Of the total universe, approximately around 3,100 companies are included in SPARX data base which has been expanded by our analysts who have conducted thorough on-site research since 1989.
The core universe of about 400-500 names is comprised of securities that emerged from an intensive process that first begins with an analyst’s buy recommendation. Following this initial step, cross-sector research by multiple analysts, downside risk analysis and valuation attractiveness based on recent price performance as well as research meeting discussions are conducted.
The portfolio is constructed on a stock-by-stock basis using a bottom-up, fundamental approach. As a result, a position’s weight relative to its benchmark weight is not a significant consideration in the portfolio construction process. Portfolio construction is unconfined to benchmark or tracking error. Furthermore, the strategy does not limit the percentage of assets invested in any particular industry or sector.
The buy process begins with identifying a value gap between a company’s intrinsic value and its stock price. Next, a catalyst must be identified to narrow this gap. If these two steps are completed, we then consider the target investment´s liquidity risk as well as the current market environment prior to purchasing the security. Weight assignment to each name is primarily a function of potential upside, probability of achieving that upside, liquidity and the time horizon required.
Sell decisions are made when either of the following events occur: 1) the stock price appreciates to a level that we consider is significantly (or irrationally) higher than our assessment of the company´s intrinsic value, 2) the company´s business suffers from secular defects so that the durable competitive advantage is no longer warranted, 3) when we discover a new buy candidate whose risk/return profile is deemed attractive relative to our portfolio holdings. There is no “stop loss“ rule.
Tadahiro Fujimura: "We believe there is an increasing possibility that Japan Inc.´s fiscal first-half earnings may not improve. However, in our view, the good news is that a recovery in production and reconstruction demand will support the economy from the second half of this fiscal year. We know there will be numerous problems in Japan in the mid-term. However, with the resignation of Japanese Prime Minister Naoto Kan, we expect smooth passage of the reconstruction bills in a divided Diet which will hopefully help boost reconstruction demand in the short-term.
In our view, it is difficult to foresee an improvement in the Japanese equity market until October when interim corporate earnings are released.
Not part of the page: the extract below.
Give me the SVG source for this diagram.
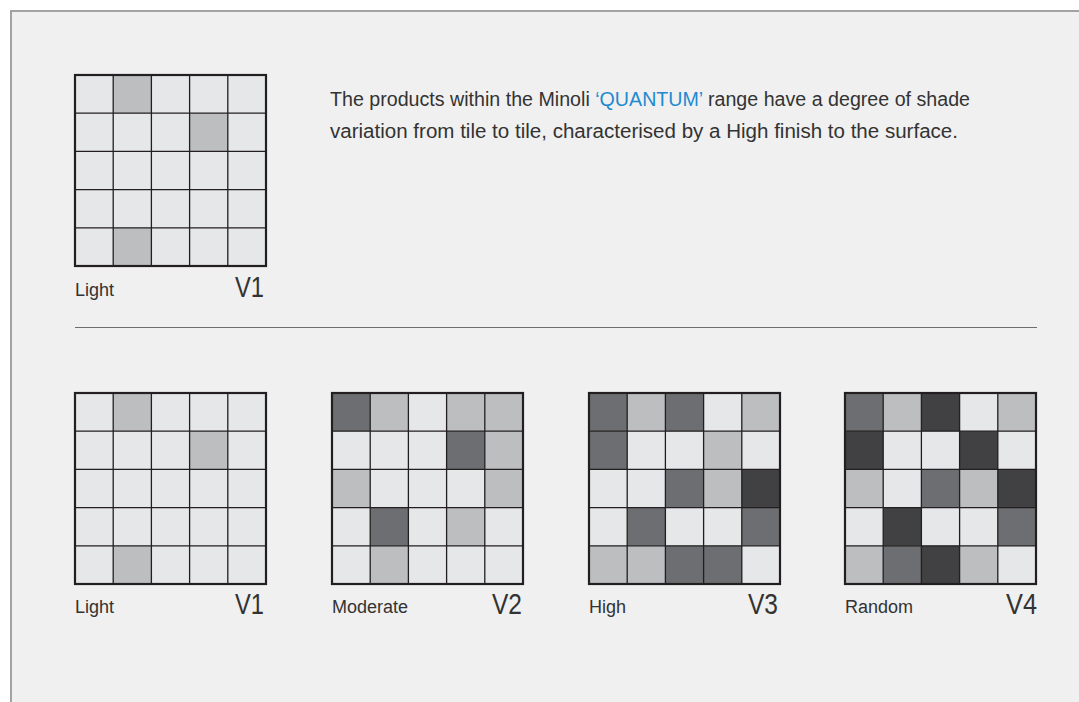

However, we expect to see an upward trend in the stock market towards the end of the year 2011 on expectations for a recovery in Japan and monetary easing in the U.S. and China.
Therefore, we believe now is the time to make changes to our portfolio and increase our exposure to those firms that are likely to see a sharp increase in their share prices with the potential uptick in the market towards year end. Based on this view, we believe now is a good opportunity to invest in semiconductor-related names and auto-related companies whose share prices have fallen sharply in the last few months. We also intend to increase our exposure to construction firms and raw-material-linked names that are tied to a pick up in reconstruction demand. We will also continue to invest in small cap names with low price-to-book valuations."